When I wrote about Lucy Parsons, I mentioned Pauli Murray in passing. Her name came up again in conversation recently, making me want to write more about her here. It is really hard to do justice to Murray’s legacy. Murray was a lawyer, a women’s rights activist, an author, and the first African-American woman to be ordained as a priest in the Episcopal Church.
According to Wikipedia:
In 1940, Murray sat in the whites-only section of a Virginia bus with a friend, and they were arrested for violating state segregation laws. This incident, and her subsequent involvement with the socialist Workers’ Defense League, led her to pursue her career goal of working as a civil rights lawyer. … Murray graduated first in her class, but she was denied the chance to do post-graduate work at Harvard University because of her gender. She earned a master’s degree in law at University of California, Berkeley, and in 1965 she became the first African American to receive a Doctor of Juridical Science degree from Yale Law School.
…Thurgood Marshall called Murray’s 1950 book, States’ Laws on Race and Color, the “bible” of the civil rights movement. In 1966 she was a co-founder of the National Organization for Women. Murray held faculty or administrative positions at the Ghana School of Law, Benedict College, and Brandeis University.

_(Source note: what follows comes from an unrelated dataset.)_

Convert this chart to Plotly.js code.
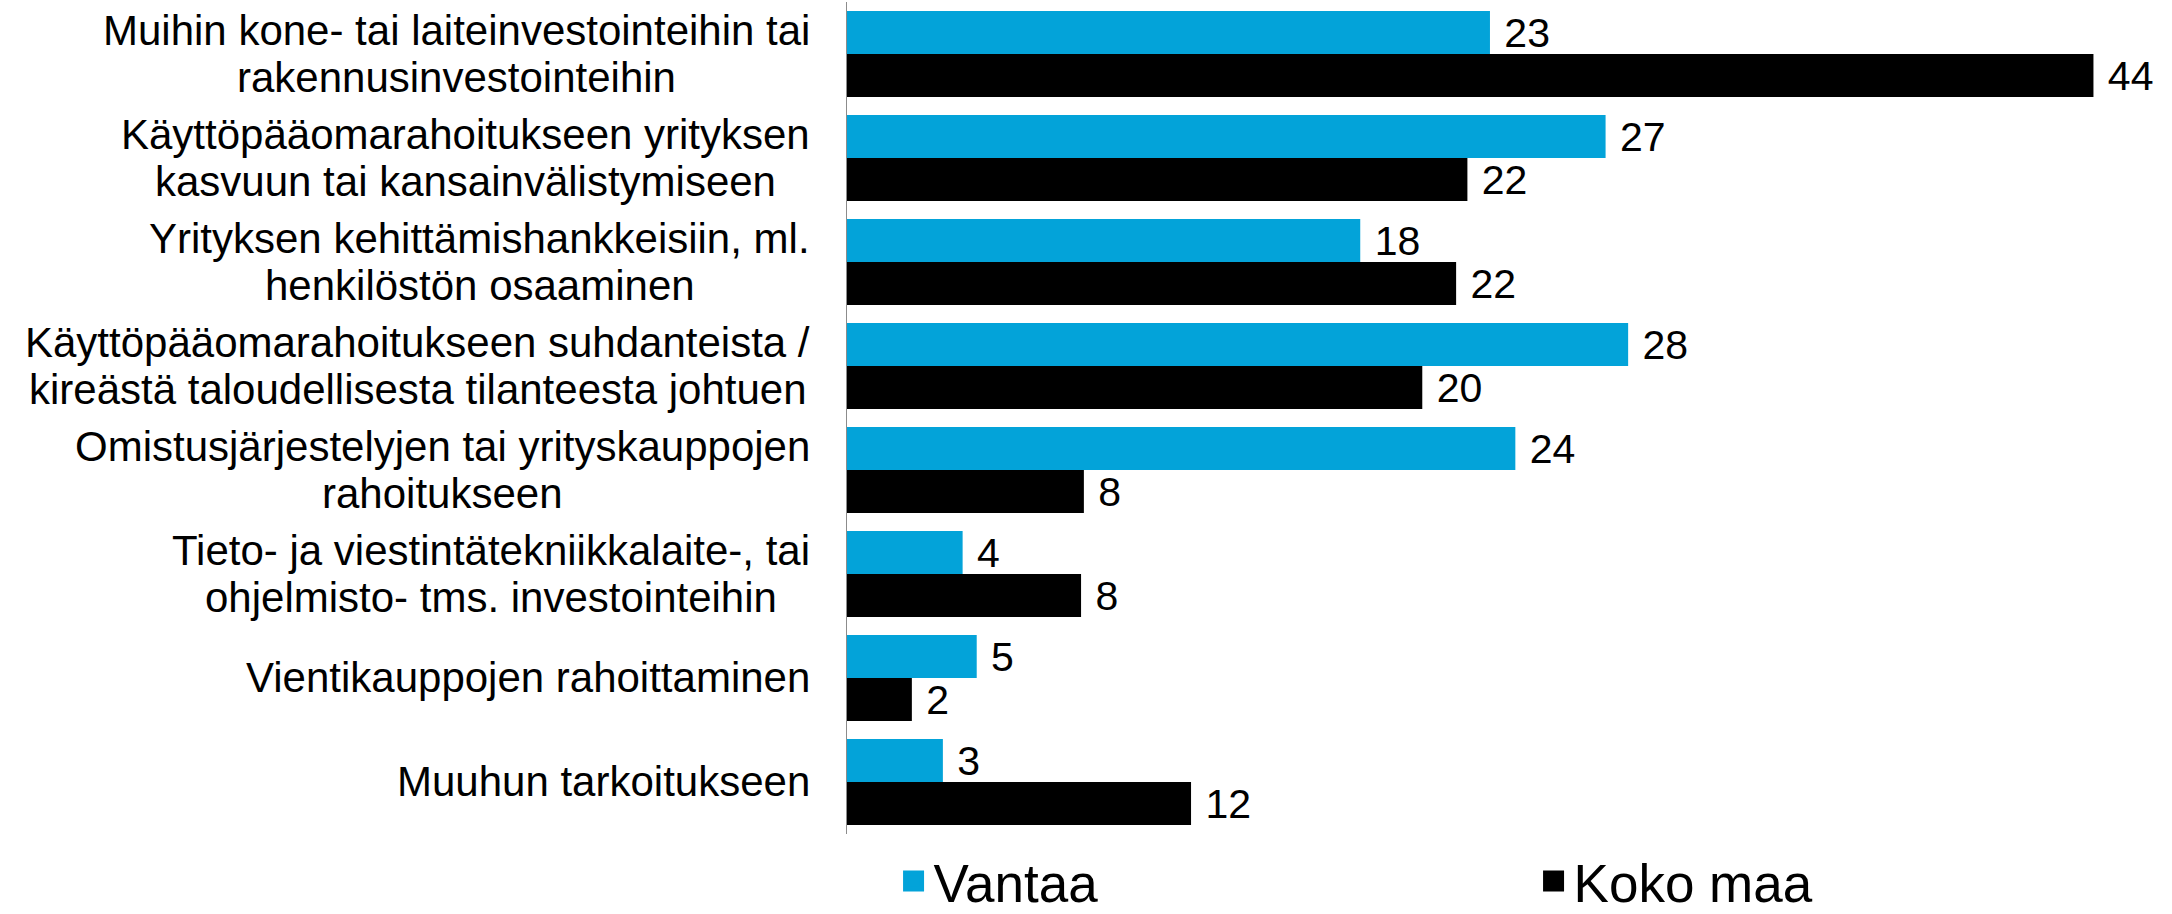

An important mentor of Ruth Bader Ginsburg, she is featured in On the Basis of Sex, the (fictionalized) story of GInsburg’s first gender equality case, but is not mentioned in The Notorious RBG.
Again from WIkipedia:
Murray struggled in her adult life with issues related to her sexual and gender identity, describing herself as having an “inverted sex instinct”. She had a brief, annulled marriage to a man and several deep relationships with women. In her younger years, she occasionally had passed as a teenage boy.
Murray coined the term “Jane Crow” for gender equivalents to the restrictive “Jim Crow” policies of post Civil War “reconstruction.” A relatively new biography, Jane Crow: The LIfe of Pauli Murray by Rosalind Rosenberg, identifies Murray as, among many other things, transgender.
I find it impossible to think about Murray without wishing I had known her.